As the Washington Post reported:
“Many in the far-right group had begun to grow uncomfortable with Greene’s participation after she threw her full support behind McCarthy this year. Greene had made the decision, The Washington Post previously reported, to position herself as a conduit of demands from the hard-right to Republican leadership, in hopes of advocating for conservative priorities while maintaining good relationships with both sides.”
Greene’s removal is the most visible sign yet of the fundamental contradiction at the heart of the modern Freedom Caucus.
A group organized around members who love publicity and are willing to do whatever it takes to get noticed is not going to be a group that sticks around for the long haul.
The power of the Freedom Caucus, such as it was, was that when they voted as a bloc they could keep Republicans — when in the majority — from getting what they wanted. Which gave them power.
As the group devolved into a series of personalities all angling to be the big dog, it lost that unity that made it an effective force earlier in its existence.
Which makes the stories of its demise — or at least its fracturing — have the feel of inevitability. Increasingly, there was nothing at the center of the Freedom Caucus aside from egos. And egos don’t make a coalition.
The travesty is that some of the members of the so-called Freedom Caucus are still in Congress and given any credibility. A number of the members of this group (in my belief) actively participated in the effort to subvert the Constitution and overturn the election.
Scott Perry was engaged in the effort to install Jeffrey Clark as the acting head of the DOJ, to raise questions about the integrity of at least the Georgia Elections, hoping ultimately to submit the fake electors in GA.
Perry, Roy, Biggs, Brooks, MTG, Jordan and others were part of the group working with a few senators and the White House to coordinate the effort to object to the Electors from the swing states, hoping to either: throw out the certification on January 6; submit fake electors; throw those states elections into enough chaos that each statehouse would be allowed to reconsider their elections; and/or create enough confusion that the election certification was halted, and the election would then be decided by a vote in the House of Representatives, as allowed under the Constitution.
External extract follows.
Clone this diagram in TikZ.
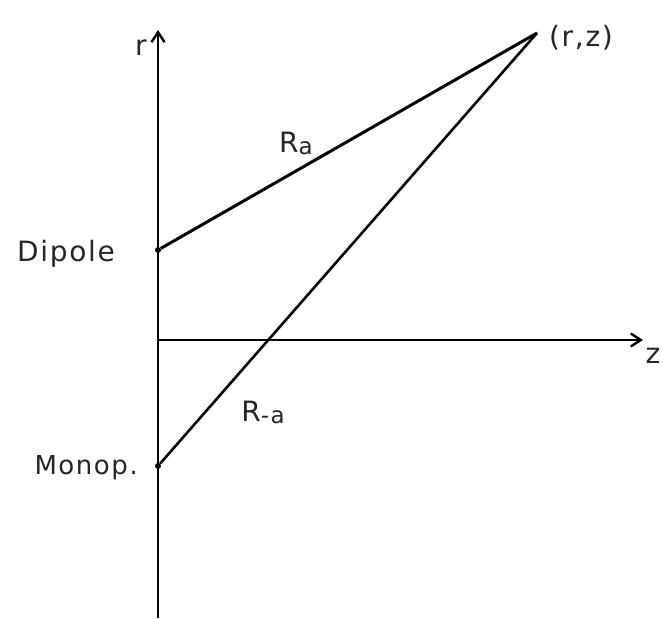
\documentclass[tikz,border=0pt]{standalone}
\usepackage{fontspec}
\setmainfont{DejaVu Sans}[LetterSpace=6]
\usetikzlibrary{arrows.meta}
\begin{document}
\begin{tikzpicture}[x=1pt,y=-1pt,
  ax/.style={line width=2.4pt,-{Straight Barb[length=10pt,width=13pt,line width=2.4pt]}},
  ln/.style={line width=2.6pt},
  lbl/.style={font=\fontsize{28}{32}\selectfont,text=black!85,inner sep=0pt},
  dot/.style={circle,fill=black,inner sep=0pt,minimum size=6pt}]
\useasboundingbox (0,0) rectangle (663,618);
\fill[white] (0,0) rectangle (663,618);
\coordinate (vb) at (158,618);
\coordinate (vt) at (158,30);
\coordinate (hl) at (158,340);
\coordinate (hr) at (643,340);
\node[dot] (dip) at (158,250) {};
\node[dot] (mon) at (158,466) {};
\coordinate (rz) at (537,33);
\draw[ax] (vb) -- (vt);
\draw[ax] (hl) -- (hr);
\draw[ln,line width=3pt] (dip) -- (rz);
\draw[ln] (mon) -- (rz);
\node[lbl,anchor=base] (rl) at (141,56) {r};
\node[lbl,anchor=base] (zl) at (653,363) {z};
\node[lbl,anchor=base] (rzl) at (581,46) {(r,z)};
\node[lbl,anchor=base east] (dl) at (115,261) {Dipole};
\node[lbl,anchor=base east,font=\fontsize{26}{30}\selectfont] (ml) at (138,474) {Monop.};
\node[lbl,anchor=base] (ra) at (296,152) {R\raisebox{-2pt}{\fontsize{23}{26}\selectfont a}};
\node[lbl,anchor=base] (rma) at (263,421) {R\raisebox{-2pt}{\fontsize{23}{26}\selectfont -a}};
\end{tikzpicture}
\end{document}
Members of the Freedom Caucus were the "R Congressmen" Trump referred to when he asked Jeffrey Rosen (Head of DOJ), Richard Donoghue and others on Dec. 27, 2020 to "Just say the election was corrupt + leave the rest to me and the R Congressmen." per Richard Donoghue's notes. Yes, this effort was a long shot (the ultimate "Hail Mary"), and they needed Pence to help - the effort to pressure Pence was a part of the entire scheme.
Members of this group actively engaged in trying to overturn the will of the people as determined by a free and fair election - why should they have any standing or credibility? Why are they not being held to account? And it should not matter what party one is with - their actions were wrong, regardless of party or affiliation.
And what is our reward? This group will now endeavor to shut down the Government during budget negotiations. Why, because they believe they can, and enjoy being oppositional to anything the current administration does. Unfortunately, we are the ones who will continue to pay the price for their brand of performative politics.
They offer nothing in terms of substance. I would submit that they never really have, but that point could certainly be debated. And, from a practical standpoint, it really makes no difference if MTG is a "formal member" of the "Freedom Caucus" or not. She's a like-minded individual.